30.1 Words importing the singular number includes the plural and vice versa. Any gender include other genders. Any reference to a person includes reference to the corporation, firm, authority, government or governmental agency.

30.2 A reference to legislation or to a legislative provision include all regulations, orders, proclamations, notices or other requirements under that legislation or legislative provision. It also includes any amendment, modifications or re-enactments that legislation or legislative provision and any legislation or legislative provisions substituted for, and any statutory instrument issues under, that legislation or legislative provision.

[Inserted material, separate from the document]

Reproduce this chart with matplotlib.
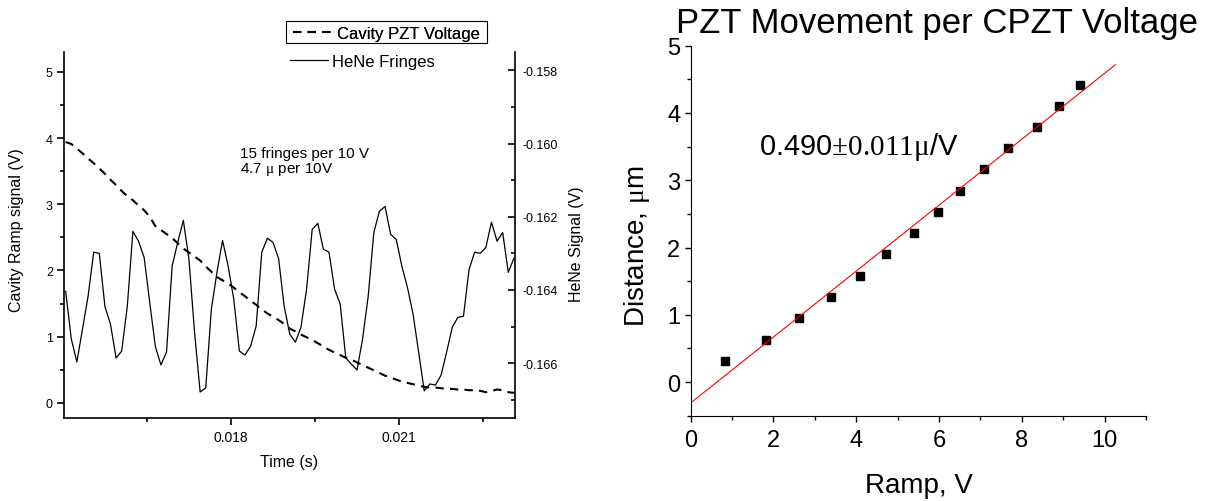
import numpy as np
import matplotlib
matplotlib.use("Agg")
import matplotlib.pyplot as plt
from matplotlib.ticker import MultipleLocator, FormatStrFormatter
from matplotlib.patches import Rectangle

plt.rcParams['font.family'] = ['Liberation Sans', 'DejaVu Sans']
plt.rcParams['mathtext.fontset'] = 'custom'
plt.rcParams['mathtext.rm'] = 'Liberation Serif'
plt.rcParams['mathtext.it'] = 'Liberation Serif:italic'
plt.rcParams['axes.unicode_minus'] = False

# scope trace (left panel), sampled every 0.1 ms
t_start = 0.01505
t_step = 0.0001
cavity_pzt = [3.94, 3.91, 3.84, 3.77, 3.69, 3.62, 3.54, 3.46, 3.37, 3.29,
              3.20, 3.12, 3.06, 2.98, 2.91, 2.81, 2.67, 2.61, 2.55, 2.49,
              2.41, 2.33, 2.27, 2.21, 2.15, 2.06, 1.98, 1.90, 1.85, 1.80,
              1.74, 1.67, 1.61, 1.54, 1.48, 1.41, 1.35, 1.30, 1.25, 1.19,
              1.12, 1.08, 1.03, 0.99, 0.95, 0.90, 0.85, 0.80, 0.76, 0.72,
              0.68, 0.65, 0.61, 0.57, 0.53, 0.49, 0.45, 0.41, 0.38, 0.35,
              0.32, 0.30, 0.28, 0.26, 0.24, 0.23, 0.23, 0.22, 0.21, 0.21,
              0.20, 0.20, 0.19, 0.19, 0.18, 0.16, 0.18, 0.20, 0.19, 0.16,
              0.15]
hene = [-0.16404, -0.16534, -0.16597, -0.16507, -0.16417, -0.16297, -0.16300, -0.16445, -0.16494, -0.16586,
        -0.16567, -0.16445, -0.16240, -0.16267, -0.16311, -0.16434, -0.16554, -0.16605, -0.16570, -0.16335,
        -0.16270, -0.16210, -0.16316, -0.16515, -0.16679, -0.16668, -0.16453, -0.16352, -0.16265, -0.16335,
        -0.16425, -0.16567, -0.16578, -0.16554, -0.16499, -0.16297, -0.16259, -0.16270, -0.16314, -0.16445,
        -0.16521, -0.16543, -0.16502, -0.16398, -0.16235, -0.16218, -0.16289, -0.16297, -0.16398, -0.16439,
        -0.16586, -0.16603, -0.16619, -0.16534, -0.16417, -0.16243, -0.16185, -0.16172, -0.16248, -0.16262,
        -0.16335, -0.16393, -0.16466, -0.16570, -0.16676, -0.16657, -0.16660, -0.16633, -0.16570, -0.16502,
        -0.16475, -0.16472, -0.16344, -0.16297, -0.16300, -0.16284, -0.16215, -0.16267, -0.16243, -0.16352,
        -0.16314]
time = t_start + t_step * np.arange(len(hene))

# calibration (right panel)
ramp = [0.84, 1.83, 2.61, 3.40, 4.09, 4.72, 5.40, 5.98, 6.50, 7.09, 7.67, 8.36, 8.90, 9.40]
distance = [0.32, 0.63, 0.95, 1.26, 1.58, 1.90, 2.21, 2.53, 2.84, 3.16, 3.48, 3.79, 4.11, 4.42]
fit_slope = 0.490
fit_icept = -0.31
fit_range = [0.0, 10.26]

W, H = 1210, 502
fig = plt.figure(figsize=(W / 100, H / 100), dpi=100)

def fx(px):
    return px / W

def fy(py):
    return 1 - py / H

# ---------- left panel ----------
ax1 = fig.add_axes([fx(64), fy(419), 451 / W, 366 / H])
l1, = ax1.plot(time, cavity_pzt, color='k', ls=(0, (4, 3)), lw=1.5,
               label='Cavity PZT Voltage')
ax1.set_xlim(0.01502, 0.02307)
ax1.set_ylim(-0.23, 5.3)
ax1.xaxis.set_major_locator(MultipleLocator(0.003))
ax1.xaxis.set_minor_locator(MultipleLocator(0.0015))
ax1.xaxis.set_major_formatter(FormatStrFormatter('%.3f'))
ax1.yaxis.set_major_locator(MultipleLocator(1))
ax1.yaxis.set_minor_locator(MultipleLocator(0.5))
ax1.tick_params(which='both', direction='out', width=1.2)
ax1.tick_params(which='major', length=5)
ax1.tick_params(which='minor', length=3)
ax1.tick_params(axis='x', labelsize=10, pad=4)
ax1.tick_params(axis='y', labelsize=9, pad=3)
ax1.tick_params(axis='y', which='both', right=False)
for s in ['left', 'bottom']:
    ax1.spines[s].set_linewidth(1.2)
ax1.spines['top'].set_visible(False)
ax1.spines['right'].set_visible(False)

ax2 = ax1.twinx()
l2, = ax2.plot(time, hene, color='k', lw=0.9, label='HeNe Fringes')
ax2.set_ylim(-0.1675, -0.1575)
ax2.yaxis.set_major_locator(MultipleLocator(0.002))
ax2.yaxis.set_minor_locator(MultipleLocator(0.001))
ax2.yaxis.set_major_formatter(FormatStrFormatter('%.3f'))
ax2.tick_params(which='both', direction='in', width=1.2, labelsize=9, pad=5.5)
ax2.tick_params(which='major', length=5)
ax2.tick_params(which='minor', length=3)
ax2.spines['right'].set_linewidth(1.2)
ax2.spines['top'].set_visible(False)
ax2.spines['left'].set_visible(False)
ax2.spines['bottom'].set_visible(False)

ax1.set_xlabel('Time (s)', fontsize=11.5, va='center')
ax1.xaxis.set_label_coords(0.498, -0.1175)
ax1.set_ylabel('Cavity Ramp signal (V)', fontsize=11.5, va='center')
ax1.yaxis.set_label_coords(-0.1064, 0.516)
ax2.set_ylabel('HeNe Signal (V)', fontsize=11.5, va='center')
ax2.yaxis.set_label_coords(1.136, 0.478)

leg1 = ax1.legend(handles=[l1], loc='center left', bbox_to_anchor=(fx(289.7), fy(34.3)),
                  bbox_transform=fig.transFigure, frameon=False, fontsize=12,
                  borderpad=0.2, borderaxespad=0, handlelength=2.5, handletextpad=0.12)
ax1.add_artist(leg1)
leg2 = ax2.legend(handles=[l2], loc='center left', bbox_to_anchor=(fx(286.7), fy(62.7)),
                  bbox_transform=fig.transFigure, frameon=False, fontsize=12,
                  borderpad=0.2, borderaxespad=0, handlelength=2.3, handletextpad=0.24)
fig.patches.append(Rectangle((fx(285.7), fy(44)), (487.3 - 285.7) / W, 21.7 / H,
                             transform=fig.transFigure, fill=False, edgecolor='k', lw=0.8))

ax1.text(0.390, 0.712, '15 fringes per 10 V', transform=ax1.transAxes,
         fontsize=11, va='baseline')
ax1.text(0.390, 0.672, r'4.7 $\mathrm{μ}$ per 10V', transform=ax1.transAxes,
         fontsize=11, va='baseline')

# ---------- right panel ----------
ax3 = fig.add_axes([fx(690.7), fy(416.7), 455.3 / W, 370 / H])
ax3.plot(ramp, distance, 's', color='k', ms=5.5)
fx_line = np.array(fit_range)
ax3.plot(fx_line, fit_slope * fx_line + fit_icept, color='red', lw=0.8)
ax3.set_xlim(0, 11)
ax3.set_ylim(-0.5, 5)
ax3.xaxis.set_major_locator(MultipleLocator(2))
ax3.xaxis.set_minor_locator(MultipleLocator(1))
ax3.yaxis.set_major_locator(MultipleLocator(1))
ax3.yaxis.set_minor_locator(MultipleLocator(0.5))
ax3.tick_params(which='both', direction='out', width=1.0, labelsize=17)
ax3.tick_params(which='major', length=4.5)
ax3.tick_params(which='minor', length=3)
ax3.tick_params(axis='x', pad=5)
ax3.tick_params(axis='y', pad=3)
ax3.spines['top'].set_visible(False)
ax3.spines['right'].set_visible(False)

ax3.set_xlabel('Ramp, V', fontsize=20, va='center')
ax3.xaxis.set_label_coords(0.501, -0.187)
ax3.set_ylabel(r'Distance, $\mathrm{μ}$m', fontsize=20, va='center')
ax3.yaxis.set_label_coords(-0.118, 0.461)

ax3.text(1.65, 3.39, r'0.490$\mathrm{±0.011μ}$/V', fontsize=21, va='baseline')
fig.text(fx(936.5), fy(33), 'PZT Movement per CPZT Voltage', ha='center',
         va='baseline', fontsize=25)

fig.savefig('out.png', dpi=100)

30.3 The clause headings in and indexed to, this Agreement are for reference purposes only and do not in any way influence or affect the meaning of this Agreement.

30.4 A reference to any deed, agreement, licence, document or other instrument (including this Agreement) includes reference to that deed, agreement, licence, document or other instrument as renewed, extended, novated, varied or substituted from time to time.

30.5 A reference to any party to this Agreement or to any other deed, agreement, licence, documents or other instruments required under this Agreement or for the purposes of this Agreement includes that party’s executors, administrators, substitutes, successors and permitted assigns.

30.6 Where under or pursuant to this Agreement or anything done under this Agreement the day on or by which any act, matter or thing is to be done is not a business day such act, matter or thing must be done on the immediately succeeding business day.

30.7 Where under or pursuant to this Agreement or anything done under this Agreement the day on or by which any act, matter or thing is to be done on the 29th, 30th or 31st day of any month in which such a day does not occur, such act, matter or thing must be done on the last day of that month.

30.8 Reference to clauses are reference to clauses in this Agreement.